Thursday, March 13, 2008

Updated - ITM 6.1 Success Story - 99.998% availability

One of my customers, who shall remain nameless for now, has a support contract with Gulf Breeze Software to maintain and monitor their Tivoli Infrastructure. This encompasses everything from User Admin, TDW reporting, remote monitoring of the ITM 6.1 and TEC infrastructure, custom situations and patch deployment.

We use site to site VPN from our data center to maintain a constant network connection that allows remote monitoring and administration of the ITM and TEC infrastructure

I am excited because over the last 3 months, we have achieved 99.998% uptime/availability of the monitoring infrastructure. This is equivalent to 51 seconds of unplanned outages over 3 months. People always want to know, what is availability?

Here is my definition - ITM 6.1 is available IF:

1) I can login to the TEP
2) I can view realtime data from an agent on a remote tems
3) I can view historical data from the TDW
4) TEC has processed a heartbeat event in a specified time frame
5) I can successfully access the Universal Message Console on the HUB TEMS.

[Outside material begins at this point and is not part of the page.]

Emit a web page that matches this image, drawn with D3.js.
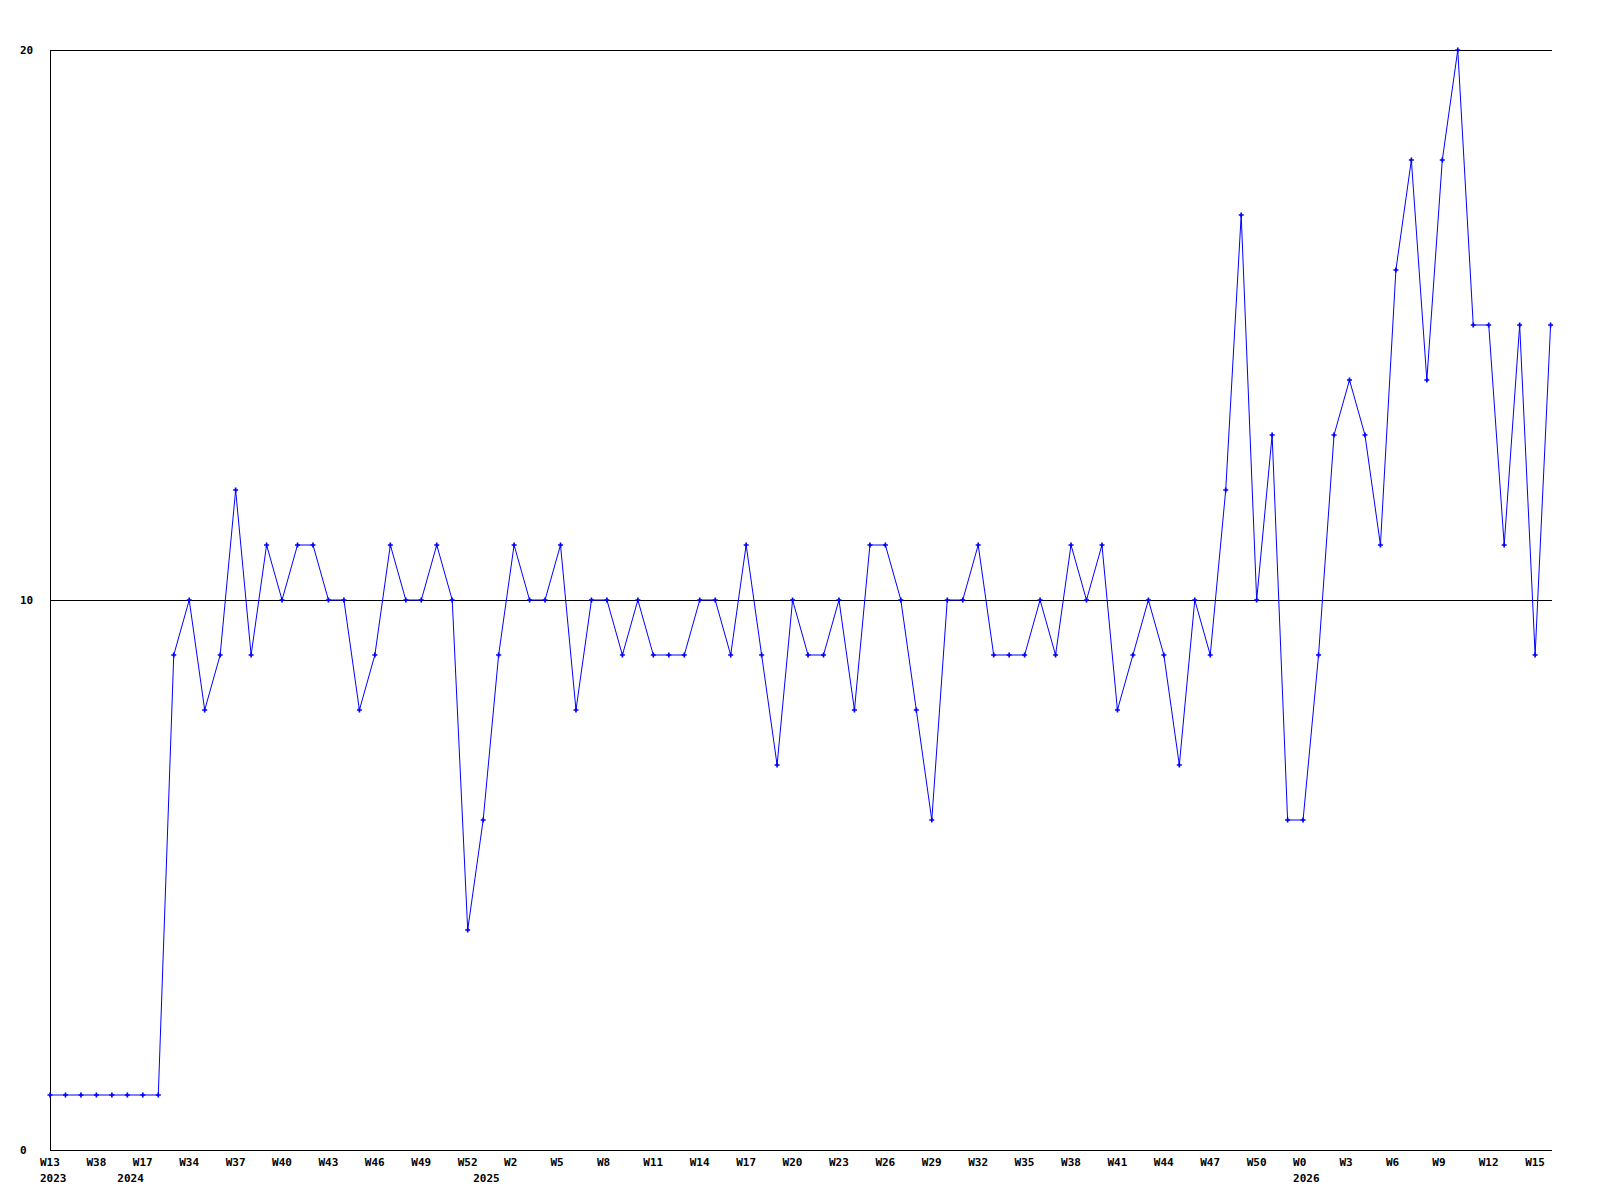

If I can do all of these - then ITM is ready for business.

While ITM 6.1 has some issues to overcome, the overall code is proving to be stable. Most of the procedures used are located on this web site in the BLOG, however every situation (no pun intended) has its own issues and will require experienced individuals to implement a solution correctly and quickly.

Items such as the TEC Heartbeat, TDW Last Write UA and the SOAP server are all actively being used to achieve our high availability numbers.